» Work to do: Copy the lines of the data below exactly, starting at the first and stopping after the line that contains "import seaborn as sns"; include no pictures.

-- BEGIN Available data --

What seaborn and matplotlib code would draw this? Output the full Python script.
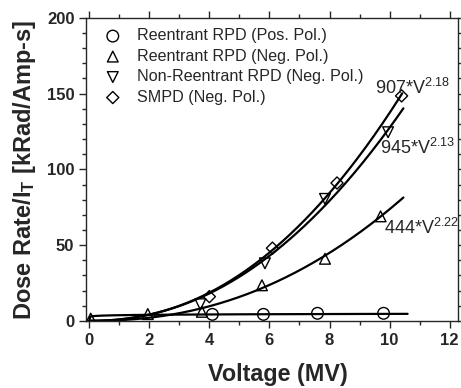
import numpy as np
import matplotlib
matplotlib.use("Agg")
import matplotlib.pyplot as plt
import seaborn as sns

# Measured points (voltage in MV, dose rate in kRad/Amp-s)
pos_v = [4.1, 5.8, 7.6, 9.8]
pos_y = [4.3, 4.3, 5.0, 5.0]
neg_v = [0.05, 1.95, 3.75, 5.75, 7.85, 9.7]
neg_y = [1.5, 4.5, 6.0, 23.5, 41.0, 69.0]
nonre_v = [3.7, 5.85, 7.85, 9.95]
nonre_y = [11.0, 38.0, 80.5, 124.5]
smpd_v = [4.0, 6.1, 8.25, 10.4]
smpd_y = [16.0, 48.0, 91.0, 148.5]

labels = ["Reentrant RPD (Pos. Pol.)", "Reentrant RPD (Neg. Pol.)",
          "Non-Reentrant RPD (Neg. Pol.)", "SMPD (Neg. Pol.)"]
markers = ["o", "^", "v", "D"]

# Power-law fits (coefficient in Rad/Amp-s, exponent, last voltage drawn)
fit_coef = [3750, 444, 945, 907]
fit_exp = [0.09, 2.22, 2.13, 2.18]
fit_end = [10.6, 10.46, 10.46, 10.42]

sns.set_style("ticks")
plt.rcParams["font.family"] = ["Liberation Sans", "DejaVu Sans"]
plt.rcParams["mathtext.fontset"] = "custom"
plt.rcParams["mathtext.rm"] = "Liberation Sans"
plt.rcParams["mathtext.bf"] = "Liberation Sans:bold"
plt.rcParams["mathtext.default"] = "regular"

fig = plt.figure(figsize=(4.61, 3.88), dpi=100)
ax = fig.add_axes([0.187, 0.173, 0.806, 0.781])

# fit curves
for c, e, end in zip(fit_coef, fit_exp, fit_end):
    v = np.linspace(0, end, 300)
    sns.lineplot(x=v, y=c * v ** e / 1000.0, ax=ax, color="black", lw=1.6)

series = [(pos_v, pos_y), (neg_v, neg_y), (nonre_v, nonre_y), (smpd_v, smpd_y)]
sizes = [70, 60, 60, 38]
for (vx, vy), m, lab, s in zip(series, markers, labels, sizes):
    sns.scatterplot(x=vx, y=vy, ax=ax, marker=m, s=s, facecolor="none",
                    edgecolor="black", linewidth=1.0, label=lab, zorder=3)

ax.legend(loc="upper left", frameon=False, fontsize=11.6, handletextpad=0.5,
          labelspacing=0.34, borderaxespad=0.25, bbox_to_anchor=(0.0, 1.0))

ax.text(9.5, 154, "907*V$^{2.18}$", fontsize=13, va="center")
ax.text(9.69, 114, "945*V$^{2.13}$", fontsize=13, va="center")
ax.text(9.83, 61.5, "444*V$^{2.22}$", fontsize=13, va="center")

ax.set_xlim(-0.1, 12.27)
ax.set_ylim(0, 200)
ax.set_xticks(range(0, 13, 2))
ax.set_xticks(range(1, 13, 2), minor=True)
ax.set_yticks(range(0, 201, 50))
ax.set_yticks(range(0, 201, 10), minor=True)
ax.tick_params(which="both", direction="out", top=True, right=True, width=1)
ax.tick_params(which="major", length=5, labelsize=12)
ax.tick_params(which="minor", length=3)
for lab in ax.get_xticklabels() + ax.get_yticklabels():
    lab.set_fontweight("bold")
for sp in ax.spines.values():
    sp.set_linewidth(1.0)

ax.set_xlabel("Voltage (MV)", fontsize=16.8, fontweight="bold")
ax.xaxis.set_label_coords(0.515, -0.14)
ax.set_ylabel("Dose Rate/I$\\mathbf{_T}$ [kRad/Amp-s]", fontsize=17,
              fontweight="bold", labelpad=6)

fig.savefig("out.png", dpi=100)
plt.close(fig)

-- END Available data --

» Answer:
What seaborn and matplotlib code would draw this? Output the full Python script.
import numpy as np
import matplotlib
matplotlib.use("Agg")
import matplotlib.pyplot as plt
import seaborn as sns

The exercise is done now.